Discussion in 'Accounting, Tax & Legal' started by vsdabhi, 13th Oct, 2009.

  1. vsdabhi

    vsdabhi Member

    Joined:
    6th Oct, 2009
    Posts:
    17
    Location:
    Perth WA
    Hi,
    We are buying a 4bdr, an old property. We need to replace Gutters and down pipes, painting inside out side, new carpet for 3 BDR and plaster of 3 walls, some repairs in kitchen.
    Do we need a valuation report before renting it out. What is benefit of doing valuation? Do we need a depreciation report as well?
    I am just learning IP things, it is my 2nd IP but I never thought about all these things like tax benefits etc.
    Thanks a lot.
     
  2. Simon Hampel

    Simon Hampel Co-founder Staff Member

    Joined:
    9th Jun, 2005
    Posts:
    4,619
    Location:
    Sydney, Australia
    There's no reason that I can think of to get a valuation report done before you rent it out.
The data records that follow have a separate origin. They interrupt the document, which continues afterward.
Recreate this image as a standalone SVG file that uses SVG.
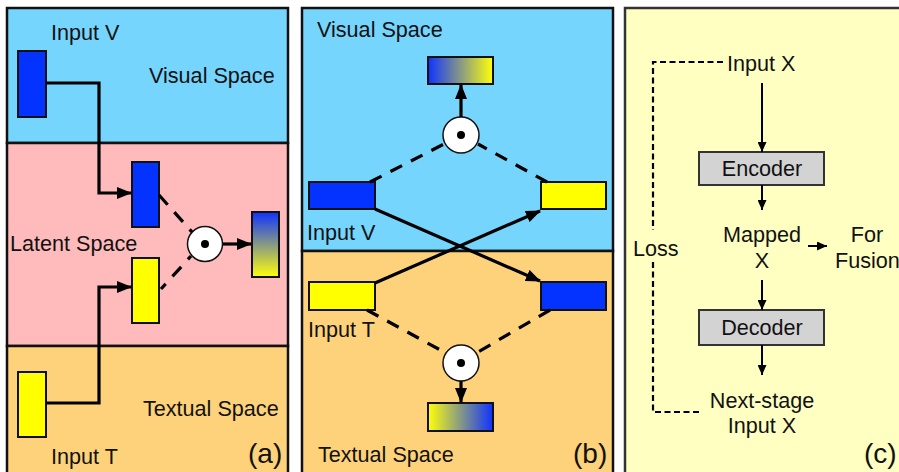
<svg xmlns="http://www.w3.org/2000/svg" width="899" height="472" viewBox="0 0 899 472">
  <style>
    text { font-family: "Liberation Sans", Arial, sans-serif; font-size: 21.6px; fill: #111; }
    .big { font-size: 28px; }
    .mid { text-anchor: middle; }
    .frame { stroke: #111; stroke-width: 2.5; }
    .blk { stroke: #111; stroke-width: 2; }
    .blue { fill: #0433FF; }
    .yel { fill: #FFFF00; }
    .conn { fill: none; stroke: #000; stroke-width: 3.2; }
    .dash { fill: none; stroke: #000; stroke-width: 3.2; stroke-dasharray: 13 10; }
    .thin { fill: none; stroke: #000; stroke-width: 2; }
    .thindash { fill: none; stroke: #000; stroke-width: 2.2; stroke-dasharray: 6 3.5; }
    .odot { fill: #fff; stroke: #111; stroke-width: 1.5; }
  </style>
  <defs>
    <marker id="ah" markerUnits="userSpaceOnUse" markerWidth="15" markerHeight="12" refX="14" refY="6" orient="auto">
      <path d="M0,0 L15,6 L0,12 z" fill="#000"/>
    </marker>
    <marker id="ahs" markerUnits="userSpaceOnUse" markerWidth="10" markerHeight="9" refX="10" refY="4.5" orient="auto">
      <path d="M0,0 L10,4.5 L0,9 z" fill="#000"/>
    </marker>
    <linearGradient id="gV" x1="0" y1="0" x2="0" y2="1">
      <stop offset="0" stop-color="#0F33FF"/>
      <stop offset="1" stop-color="#FFFF0A"/>
    </linearGradient>
    <linearGradient id="gH" x1="0" y1="0" x2="1" y2="0">
      <stop offset="0" stop-color="#0F33FF"/>
      <stop offset="1" stop-color="#FFFF0A"/>
    </linearGradient>
    <linearGradient id="gHr" x1="0" y1="0" x2="1" y2="0">
      <stop offset="0" stop-color="#FFFF0A"/>
      <stop offset="1" stop-color="#0F33FF"/>
    </linearGradient>
  </defs>

  <rect width="899" height="472" fill="#fff"/>

  <!-- panel (a): three stacked spaces -->
  <g id="panel-a">
    <rect x="7" y="8" width="281" height="135" fill="#75D5FD" class="frame"/>
    <rect x="7" y="143" width="281" height="203" fill="#FFBBBB" class="frame"/>
    <rect x="7" y="346" width="281" height="130" fill="#FED27A" class="frame"/>
    <text x="51" y="40">Input V</text>
    <text x="149" y="83">Visual Space</text>
    <text x="10" y="251">Latent Space</text>
    <text x="143" y="416">Textual Space</text>
    <text x="51" y="464">Input T</text>
    <text x="248" y="463" class="big">(a)</text>
  </g>
  <g id="a-input-v"><rect x="18" y="51" width="28" height="66" class="blue blk"/></g>
  <g id="a-input-t"><rect x="18" y="372" width="28" height="65" class="yel blk"/></g>
  <g id="a-latent-v"><rect x="132" y="162" width="27" height="65" class="blue blk"/></g>
  <g id="a-latent-t"><rect x="132" y="258" width="27" height="65" class="yel blk"/></g>
  <g id="a-fuse">
    <circle cx="205" cy="244" r="17.5" class="odot"/>
    <circle cx="205" cy="244" r="4" fill="#000"/>
  </g>
  <g id="a-out"><rect x="252" y="212" width="27" height="65" fill="url(#gV)" class="blk"/></g>

  <!-- panel (b): visual over textual -->
  <g id="panel-b">
    <rect x="302" y="8" width="311" height="243" fill="#75D5FD" class="frame"/>
    <rect x="302" y="251" width="311" height="225" fill="#FED27A" class="frame"/>
    <text x="317" y="37">Visual Space</text>
    <text x="307" y="240">Input V</text>
    <text x="308" y="337">Input T</text>
    <text x="318" y="462">Textual Space</text>
    <text x="573" y="463" class="big">(b)</text>
  </g>
  <g id="b-input-v"><rect x="309" y="182" width="66" height="27" class="blue blk"/></g>
  <g id="b-vis-t"><rect x="541" y="182" width="65" height="27" class="yel blk"/></g>
  <g id="b-input-t"><rect x="309" y="282" width="66" height="28" class="yel blk"/></g>
  <g id="b-txt-v"><rect x="541" y="282" width="65" height="28" class="blue blk"/></g>
  <g id="b-fuse-top">
    <circle cx="461" cy="135" r="18" class="odot"/>
    <circle cx="461" cy="135" r="4" fill="#000"/>
  </g>
  <g id="b-fuse-bot">
    <circle cx="461" cy="363" r="18" class="odot"/>
    <circle cx="461" cy="363" r="4" fill="#000"/>
  </g>
  <g id="b-out-top"><rect x="428" y="57" width="65" height="27" fill="url(#gH)" class="blk"/></g>
  <g id="b-out-bot"><rect x="428" y="403" width="65" height="28" fill="url(#gHr)" class="blk"/></g>

  <!-- panel (c): encoder / decoder -->
  <g id="panel-c">
    <rect x="625" y="8" width="280" height="470" fill="#FFFFC2" stroke="#333" stroke-width="2.5"/>
    <text x="727" y="71">Input X</text>
    <text x="633" y="256">Loss</text>
    <text x="762" y="242" class="mid">Mapped</text>
    <text x="762" y="268" class="mid">X</text>
    <text x="867" y="242" class="mid">For</text>
    <text x="835" y="268">Fusion</text>
    <text x="762" y="408" class="mid">Next-stage</text>
    <text x="762" y="433" class="mid">Input X</text>
    <text x="864" y="463" class="big">(c)</text>
  </g>
  <g id="c-encoder">
    <rect x="699" y="152" width="125" height="33" fill="#D3D3D3" stroke="#333" stroke-width="2"/>
    <text x="762" y="176" class="mid">Encoder</text>
  </g>
  <g id="c-decoder">
    <rect x="699" y="310" width="125" height="35" fill="#D3D3D3" stroke="#333" stroke-width="2"/>
    <text x="762" y="335" class="mid">Decoder</text>
  </g>

  <g id="connectors">
    <!-- panel (a) -->
    <path d="M46,83 H99 V193 H131" class="conn" marker-end="url(#ah)"/>
    <path d="M46,403 H99 V287 H131" class="conn" marker-end="url(#ah)"/>
    <path d="M159,195 L192,232" class="dash"/>
    <path d="M161,289 L191,256" class="dash" stroke-dashoffset="6"/>
    <path d="M223,244 H251" class="conn" marker-end="url(#ah)"/>
    <!-- panel (b) -->
    <path d="M370,182 L444,144" class="dash"/>
    <path d="M478,144 L547,182" class="dash" stroke-dashoffset="3"/>
    <path d="M461,117 V85" class="conn" marker-end="url(#ah)"/>
    <path d="M375,209 L540,281" class="conn" marker-end="url(#ah)"/>
    <path d="M375,283 L540,211" class="conn" marker-end="url(#ah)"/>
    <path d="M367,310 L444,352" class="dash"/>
    <path d="M550,310 L478,352" class="dash"/>
    <path d="M461,381 V402" class="conn" marker-end="url(#ah)"/>
    <!-- panel (c) -->
    <path d="M723,62 H653 V230" class="thindash"/>
    <path d="M653,262 V412 H702" class="thindash"/>
    <path d="M762,83 V152" class="thin" marker-end="url(#ahs)"/>
    <path d="M762,185 V210" class="thin" marker-end="url(#ahs)"/>
    <path d="M808,246 H827" class="thin" marker-end="url(#ahs)"/>
    <path d="M762,280 V310" class="thin" marker-end="url(#ahs)"/>
    <path d="M762,345 V375" class="thin" marker-end="url(#ahs)"/>
  </g>
</svg>
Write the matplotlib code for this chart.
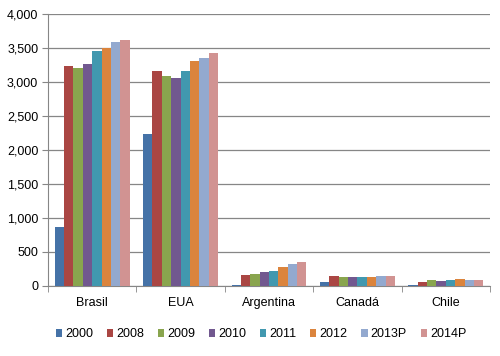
import numpy as np
import matplotlib
matplotlib.use("Agg")
import matplotlib.pyplot as plt
import matplotlib.ticker as mticker

plt.rcParams['font.family'] = ['Liberation Sans', 'DejaVu Sans']

countries = ['Brasil', 'EUA', 'Argentina', 'Canadá', 'Chile']
years = ['2000', '2008', '2009', '2010', '2011', '2012', '2013P', '2014P']

# values per year, one entry per country
v2000 = [870, 2230, 10, 60, 15]
v2008 = [3240, 3160, 165, 150, 60]
v2009 = [3210, 3090, 180, 135, 90]
v2010 = [3270, 3060, 210, 135, 70]
v2011 = [3450, 3160, 220, 135, 90]
v2012 = [3500, 3300, 280, 135, 100]
v2013p = [3590, 3350, 315, 150, 85]
v2014p = [3620, 3420, 350, 150, 85]
series = [v2000, v2008, v2009, v2010, v2011, v2012, v2013p, v2014p]

colors = ['#4572A7', '#AA4643', '#89A54E', '#71588F',
          '#4198AF', '#DB843D', '#93A9CF', '#D19392']

fig = plt.figure(figsize=(5, 3.56), dpi=100)
ax = fig.add_axes([0.096, 0.197, 0.884, 0.764])

x = np.arange(len(countries))
w = 0.106
for i, (vals, c) in enumerate(zip(series, colors)):
    ax.bar(x + (i - 3.5) * w, vals, w, color=c, label=years[i],
           linewidth=0, zorder=3)

ax.set_xlim(-0.5, len(countries) - 0.5)
ax.set_ylim(0, 4000)
ax.yaxis.set_major_locator(mticker.MultipleLocator(500))
ax.yaxis.set_major_formatter(mticker.StrMethodFormatter('{x:,.0f}'))
ax.grid(axis='y', color='#868686', linewidth=0.9, zorder=0)

ax.set_xticks(x)
ax.set_xticklabels(countries)
ax.set_xticks(np.arange(len(countries) + 1) - 0.5, minor=True)
ax.tick_params(axis='x', which='major', length=0, labelsize=9, pad=8)
ax.tick_params(axis='x', which='minor', length=4, color='#868686')
ax.tick_params(axis='y', length=4, color='#868686', labelsize=9, pad=3)

for s in ['top', 'right']:
    ax.spines[s].set_visible(False)
for s in ['left', 'bottom']:
    ax.spines[s].set_color('#868686')

ax.legend(loc='upper center', bbox_to_anchor=(0.482, -0.115), ncol=8,
          frameon=False, fontsize=9, handlelength=0.5, handleheight=0.5,
          handletextpad=0.25, columnspacing=1.1)

fig.savefig('out.png', dpi=100)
    If you keep receipts of everything that was spent in preparing the place for rent, you don't need a depreciation report - you just claim (or work out depreciation) from your actual costs.

    However, depending on the nature of the property, there may be some depreciation available for existing fixtures or capital works that were done when you purchased - a depreciation report might be worthwhile there.

    If the property is old (more than 25 years or so?), there probably won't be much depreciation available ... however, if there was an extension built, or new structure such as a shed, or new appliances (stove, HWS, heater, aircon, etc), there may be some depreciation claimable from them. It kind of depends on the situation as to whether it is worth getting a depreciation schedule done.

    Any work you do to prepare the property for rent will not be deductible, and may need to be added to the cost base (decreases the capital gain when you sell). If you do claim capital works deductions for improvements you make, this will reduce the cost base (increases the capital gain when you sell).

    You should download the Rental Properties guide from the ATO which explains capital works and things you can claim: Rental properties 2008-09

    For the most part, I would leave this all to my accountant to sort out - let them know what you are planning on doing and hopefully they can advise you on the best approach to managing your tax affairs with your properties.